> **Exercise description**
Transcribe every line from the top down to the line with "Chart.register(...registerables);", both ends included, but not the pictures.

============

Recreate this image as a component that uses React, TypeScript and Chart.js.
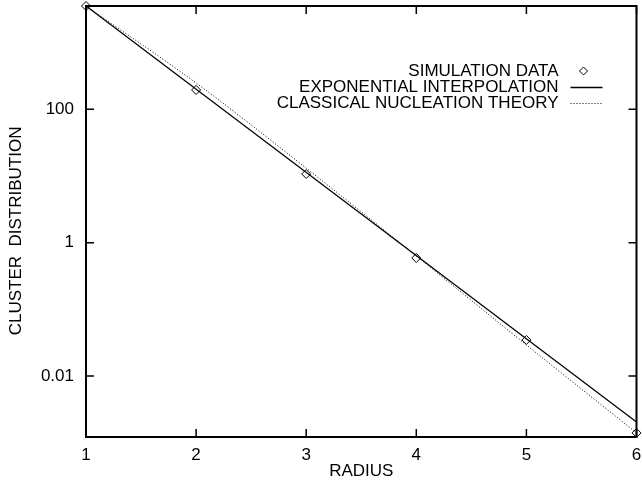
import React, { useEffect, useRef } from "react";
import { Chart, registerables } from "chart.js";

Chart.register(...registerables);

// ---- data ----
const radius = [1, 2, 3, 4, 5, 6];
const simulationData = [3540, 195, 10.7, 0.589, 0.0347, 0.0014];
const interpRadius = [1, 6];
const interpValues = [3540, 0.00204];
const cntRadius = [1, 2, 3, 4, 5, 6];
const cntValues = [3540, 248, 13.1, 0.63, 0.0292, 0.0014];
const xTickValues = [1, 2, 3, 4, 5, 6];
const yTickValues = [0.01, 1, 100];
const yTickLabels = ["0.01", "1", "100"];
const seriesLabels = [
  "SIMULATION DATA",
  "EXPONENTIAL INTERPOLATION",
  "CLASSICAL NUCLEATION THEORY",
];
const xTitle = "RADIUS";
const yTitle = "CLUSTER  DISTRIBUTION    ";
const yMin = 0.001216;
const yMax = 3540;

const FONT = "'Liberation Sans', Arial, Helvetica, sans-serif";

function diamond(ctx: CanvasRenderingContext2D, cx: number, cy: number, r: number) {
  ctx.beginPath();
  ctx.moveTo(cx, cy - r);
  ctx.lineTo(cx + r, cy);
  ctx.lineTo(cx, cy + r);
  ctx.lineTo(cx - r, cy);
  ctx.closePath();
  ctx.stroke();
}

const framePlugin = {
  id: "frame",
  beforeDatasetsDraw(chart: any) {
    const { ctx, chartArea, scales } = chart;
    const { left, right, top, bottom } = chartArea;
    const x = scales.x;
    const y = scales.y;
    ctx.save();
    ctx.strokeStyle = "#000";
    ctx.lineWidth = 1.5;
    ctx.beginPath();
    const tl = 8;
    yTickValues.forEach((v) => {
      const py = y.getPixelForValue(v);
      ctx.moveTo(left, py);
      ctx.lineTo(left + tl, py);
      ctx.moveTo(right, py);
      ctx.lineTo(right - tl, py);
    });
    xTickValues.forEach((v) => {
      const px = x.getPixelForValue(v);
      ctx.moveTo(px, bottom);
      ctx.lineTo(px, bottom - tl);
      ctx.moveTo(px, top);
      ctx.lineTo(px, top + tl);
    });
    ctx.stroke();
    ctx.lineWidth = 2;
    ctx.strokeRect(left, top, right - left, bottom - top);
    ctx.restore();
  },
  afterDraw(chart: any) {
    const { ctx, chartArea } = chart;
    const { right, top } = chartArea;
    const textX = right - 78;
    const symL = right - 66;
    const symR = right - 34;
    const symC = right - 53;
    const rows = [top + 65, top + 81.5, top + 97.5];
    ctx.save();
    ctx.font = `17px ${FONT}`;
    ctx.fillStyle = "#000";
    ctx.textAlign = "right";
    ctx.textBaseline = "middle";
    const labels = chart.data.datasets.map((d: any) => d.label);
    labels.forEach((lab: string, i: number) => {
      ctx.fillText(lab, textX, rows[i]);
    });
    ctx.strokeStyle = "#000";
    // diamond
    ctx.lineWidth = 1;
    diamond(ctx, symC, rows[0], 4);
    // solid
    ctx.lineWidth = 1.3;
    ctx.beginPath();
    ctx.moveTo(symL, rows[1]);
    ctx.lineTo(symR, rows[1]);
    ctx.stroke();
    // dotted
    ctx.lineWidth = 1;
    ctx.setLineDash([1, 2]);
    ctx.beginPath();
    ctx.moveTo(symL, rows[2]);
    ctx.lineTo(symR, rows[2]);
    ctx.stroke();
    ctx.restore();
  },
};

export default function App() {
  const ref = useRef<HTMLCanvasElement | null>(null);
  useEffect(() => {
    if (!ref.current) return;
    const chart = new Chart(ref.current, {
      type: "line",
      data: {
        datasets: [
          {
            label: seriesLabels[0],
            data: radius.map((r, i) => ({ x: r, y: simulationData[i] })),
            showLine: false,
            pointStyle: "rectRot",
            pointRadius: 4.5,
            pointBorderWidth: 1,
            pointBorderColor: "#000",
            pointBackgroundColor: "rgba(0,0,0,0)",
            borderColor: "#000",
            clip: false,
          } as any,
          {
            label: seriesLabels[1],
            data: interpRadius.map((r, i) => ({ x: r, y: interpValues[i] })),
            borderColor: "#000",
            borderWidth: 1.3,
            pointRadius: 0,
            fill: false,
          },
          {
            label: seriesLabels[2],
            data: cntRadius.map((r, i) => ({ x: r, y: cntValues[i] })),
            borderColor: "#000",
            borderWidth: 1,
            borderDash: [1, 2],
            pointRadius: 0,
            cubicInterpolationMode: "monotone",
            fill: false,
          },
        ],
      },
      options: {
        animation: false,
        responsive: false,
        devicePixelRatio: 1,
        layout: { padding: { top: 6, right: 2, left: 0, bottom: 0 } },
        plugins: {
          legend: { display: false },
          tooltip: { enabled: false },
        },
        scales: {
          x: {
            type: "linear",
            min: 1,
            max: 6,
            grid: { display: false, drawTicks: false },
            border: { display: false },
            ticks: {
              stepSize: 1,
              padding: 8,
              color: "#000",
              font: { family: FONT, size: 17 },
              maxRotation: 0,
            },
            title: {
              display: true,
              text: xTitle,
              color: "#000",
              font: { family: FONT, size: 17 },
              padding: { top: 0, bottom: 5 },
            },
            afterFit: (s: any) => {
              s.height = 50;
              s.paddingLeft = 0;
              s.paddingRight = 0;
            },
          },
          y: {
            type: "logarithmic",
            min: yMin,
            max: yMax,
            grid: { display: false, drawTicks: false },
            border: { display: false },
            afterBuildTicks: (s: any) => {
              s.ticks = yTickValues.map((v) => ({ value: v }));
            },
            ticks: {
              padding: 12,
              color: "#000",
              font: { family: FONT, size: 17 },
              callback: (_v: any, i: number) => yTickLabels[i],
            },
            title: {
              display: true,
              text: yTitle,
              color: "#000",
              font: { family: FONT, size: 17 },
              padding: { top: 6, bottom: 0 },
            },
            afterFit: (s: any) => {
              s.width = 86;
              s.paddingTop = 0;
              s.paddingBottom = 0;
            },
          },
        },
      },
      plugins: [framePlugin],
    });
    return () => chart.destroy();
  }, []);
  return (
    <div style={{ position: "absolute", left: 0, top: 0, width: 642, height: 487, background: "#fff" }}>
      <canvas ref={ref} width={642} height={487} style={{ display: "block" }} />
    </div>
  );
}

============

> **Complete answer**
Recreate this image as a component that uses React, TypeScript and Chart.js.
import React, { useEffect, useRef } from "react";
import { Chart, registerables } from "chart.js";

Chart.register(...registerables);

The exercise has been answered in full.